MURFREESBORO, Tenn. — It was more than an ordinary week recently for Siegel Humanities Academy students at Siegel High School in Murfreesboro, Tennessee — it was their first Humanities Week.
The week was packed with fun activities that pushed students to think outside the box, create, communicate their ideas, and bond as a community. It was a week that, according to Siegel student Emma Ridgley, “was beneficial to the school as a whole, showing us that the Humanities Academy is not just about schoolwork and classes but experiencing new things, having fun and learning about different communities.”
The Siegel Humanities Academy started one year ago in partnership with Middle Tennessee State University’s College of Liberal Arts and has hosted 12 “Lunch and Learn” sessions to introduce students to MTSU alumni who share the diverse job opportunities available to people in the humanities.
From the history major serving as COO of Hospitality TN, to the art major serving as art director at Asurion, students learned that majors in the liberal arts do not just lead to one specific job but help students develop skills that apply broadly to many careers. These skills that are in great demand today are the pillars of the academy: creativity, communication, critical thinking and community.
Melissa LaDuc, dean of the Siegel Humanities Academy, organized the Humanities Week the last full week of January that began with “Wonders of Van Gogh,” a Teacher’s Discovery Traveling Exhibit featuring reproductions of the work of renowned painter Vincent van Gogh. Using this exhibit as his backdrop, Siegel art teacher Brian Pounders led a “Lunch and Learn” about the impact art has on our culture.
The following day, Tennessee Performing Arts Center visiting artist/educator Alison Brazil sang in three languages and discussed the power of language and music to cross barriers. She then led the students to write lyrics for an original Siegel Humanities Academy song.
At the latter part of the week, students took a field trip to Nashville to watch an independent film on artificial intelligence at The Belcourt Theater and visited the Frist Art Museum.
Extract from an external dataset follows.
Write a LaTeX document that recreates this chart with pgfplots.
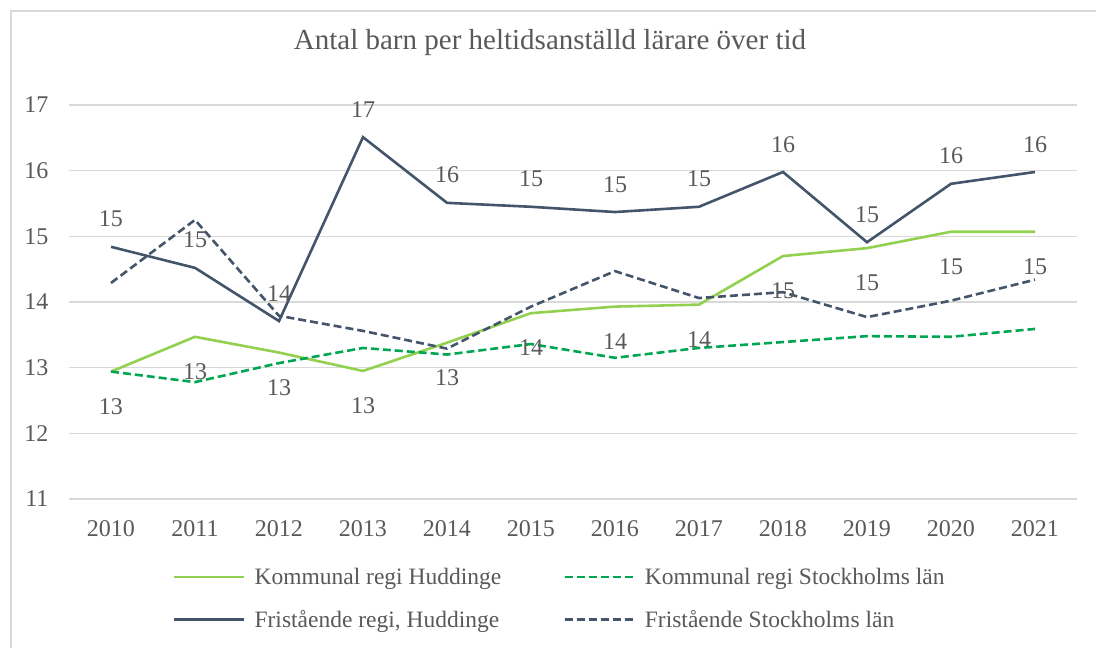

The students ended the week by connecting via Zoom with a school in Uganda and singing with their choir.
Siegel Humanities Academy student Chris Jilek summed up the week well. "I felt like a true part of a diverse community of students working towards a bigger goal — bringing people together to learn about how to make a difference,” Jilek said.
And make a difference, these students will, says MTSU’s Lucy Langworthy, assistant to the College of Liberal Arts dean and an architect in the academy’s creation. “They will be the problem framers who are open to promoting new ideas and bringing people from differing viewpoints together,” Langworthy said.
“Through this partnership, MTSU and Siegel High School are sending an important message to students and the community — that the liberal arts do more than touch our souls. They prepare students with the essential skills for creating an informed, adaptable, and compassionate society.”